1.24.2010

Believe

Its hard sometimes to believe that good things are coming when it seems like you have been standing in the fast lane heading the wrong direction for so long.

It's about trust and faith. Both of which are hard for me to do.

But, just when I start to feel like i've totally lost all faith that something good WILL come, a sign will pop up and remind me to just hang in there a little while longer.

One day, I walked out my front door, after feeling down about my lack of job, my boyfriend being 1100 miles away, and school stress, and there was a skywriter just above my house. (I live in Florida, so this is not unusual to see in December). He wrote "TRUST" in the sky right above my humble home. He went on to write "GOD" beside it, but trust was nearly gone by the time god was finished. I just felt like it was the universe's way of reminding me to just hang in there.

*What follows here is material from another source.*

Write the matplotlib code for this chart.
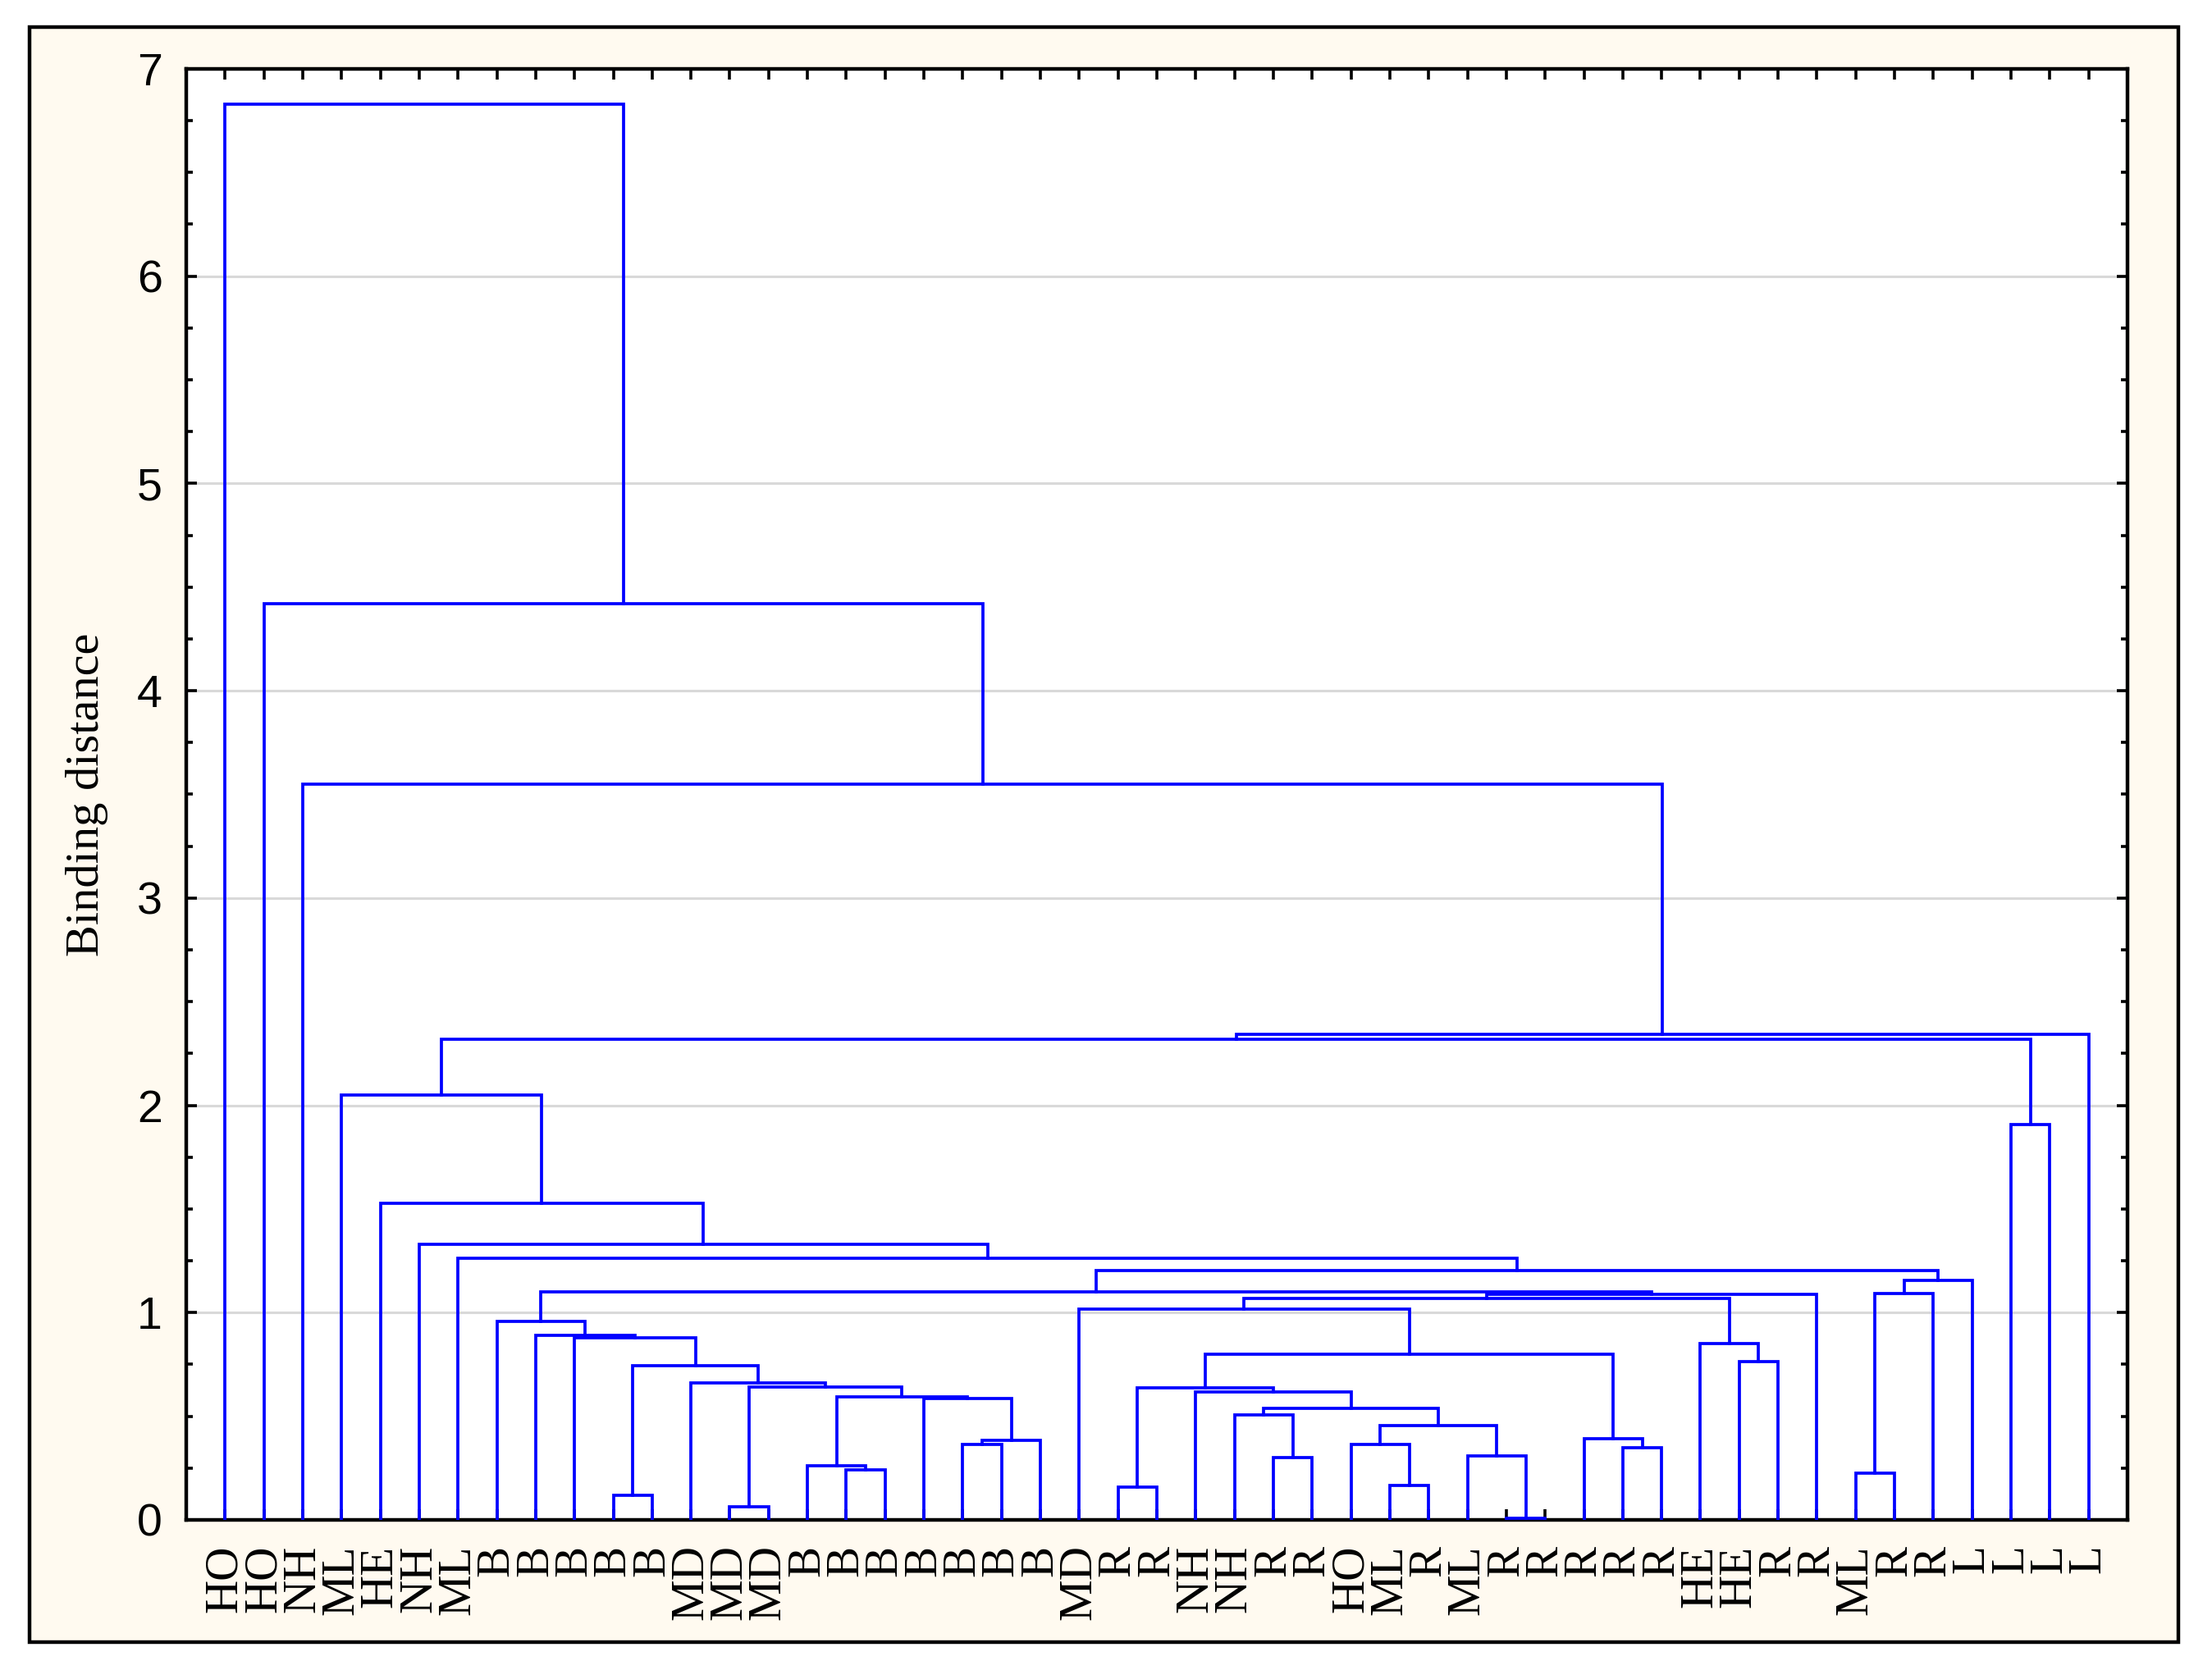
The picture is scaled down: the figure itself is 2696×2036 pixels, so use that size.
import matplotlib
matplotlib.use('Agg')
import matplotlib.pyplot as plt
from matplotlib.patches import Rectangle
from matplotlib.ticker import MultipleLocator

leaf_labels = ["HO", "HO", "NH", "ML", "HE", "NH", "ML", "B", "B", "B", "B", "B",
               "MD", "MD", "MD", "B", "B", "B", "B", "B", "B", "B", "MD", "R", "R",
               "NH", "NH", "R", "R", "HO", "ML", "R", "ML", "R", "R", "R", "R", "R",
               "HE", "HE", "R", "R", "ML", "R", "R", "L", "L", "L", "L"]

# joins: children are leaf indices (0..48) or earlier joins (49 + row)
merge_left = [33, 13, 10, 23, 30, 42, 16, 15, 27, 32, 36, 29, 19, 61, 35, 60,
              26, 65, 18, 56, 25, 52, 50, 12, 51, 39, 70, 38, 9, 8, 7, 22,
              80, 81, 54, 79, 83, 84, 6, 5, 4, 46, 3, 91, 92, 2, 1, 0]
merge_right = [34, 14, 11, 24, 31, 43, 17, 55, 28, 49, 37, 53, 20, 21, 59, 58,
               57, 64, 62, 67, 66, 69, 68, 71, 72, 40, 63, 74, 73, 77, 78, 75,
               76, 41, 44, 82, 45, 85, 86, 87, 88, 47, 89, 90, 48, 93, 94, 95]
merge_height = [0.006, 0.065, 0.118, 0.157, 0.167, 0.227, 0.243, 0.262, 0.30,
                0.309, 0.348, 0.364, 0.365, 0.384, 0.392, 0.456, 0.506, 0.539,
                0.586, 0.593, 0.619, 0.638, 0.641, 0.661, 0.744, 0.764, 0.80,
                0.849, 0.878, 0.889, 0.957, 1.017, 1.067, 1.087, 1.091, 1.101,
                1.155, 1.201, 1.261, 1.328, 1.529, 1.907, 2.05, 2.318, 2.343,
                3.55, 4.42, 6.83]

fig = plt.figure(figsize=(13.48, 10.18), dpi=200, facecolor='white')

# beige panel with black frame behind the plot
fig.add_artist(Rectangle((0.0134, 0.0167), 0.9714, 0.9671, transform=fig.transFigure,
                         facecolor='#fffaf0', edgecolor='black', linewidth=1.6, zorder=-1))

ax = fig.add_axes([0.0842, 0.0899, 0.8776, 0.8689])
ax.set_facecolor('white')

n_leaves = len(leaf_labels)
node_x = list(range(1, n_leaves + 1))
node_y = [0.0] * n_leaves
for a, b, h in zip(merge_left, merge_right, merge_height):
    xa, xb = node_x[a], node_x[b]
    ax.plot([xa, xa, xb, xb], [node_y[a], h, h, node_y[b]],
            color='#0000ff', linewidth=1.35, solid_joinstyle='miter', zorder=3)
    node_x.append((xa + xb) / 2)
    node_y.append(h)

ax.set_xlim(0, n_leaves + 1)
ax.set_ylim(0, 7)

ax.set_xticks(range(1, n_leaves + 1))
ax.set_xticklabels(leaf_labels, rotation=90, fontfamily='Liberation Serif', fontsize=20.5)
ax.tick_params(axis='x', which='major', direction='in', top=True, bottom=True,
               length=4.7, width=1.3, pad=11)

ax.yaxis.set_major_locator(MultipleLocator(1))
ax.yaxis.set_minor_locator(MultipleLocator(0.25))
ax.tick_params(axis='y', which='both', direction='in', left=True, right=True, width=1.3)
ax.tick_params(axis='y', which='major', length=4.7, pad=10.5, labelsize=20)
ax.tick_params(axis='y', which='minor', length=2.9)
for lbl in ax.get_yticklabels():
    lbl.set_fontfamily('Liberation Sans')

ax.yaxis.grid(True, which='major', color='#d9d9d9', linewidth=1.1)
ax.set_axisbelow(True)

for sp in ax.spines.values():
    sp.set_linewidth(1.6)
    sp.set_color('black')

ax.set_ylabel('Binding distance', fontfamily='Liberation Serif', fontsize=21)
ax.yaxis.set_label_coords(-0.040, 0.5)

fig.savefig('out.png', dpi=200, facecolor='white')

I got the highest marks I've EVER received this past term in school. I trusted that I would somehow pull off an A in my hardest class to date, and ya know what? I did it. And I suprised myself how proud I was of that.

My boyfriend and I are making plans for me to move up to his area when this term is complete.

And, I recently was offered a full time job that will work with the fact that I'm leaving in three months.

I trusted the Universe would line up for me, and it actually did.

I am now looking for a temporary room mate to move in and share bills with me. I'm trusting that SOMEONE SOMEWHERE will need the opportunity that I have to offer. I just HOPE that it will be sooner rather than later.

The most difficult part of faith and trust is the unknown. The lack of control. The belief that its going to work itself out. I just have to keep reminding myself that The universe reminded me to trust it before, and I did. And it worked. I just have to be patient with her.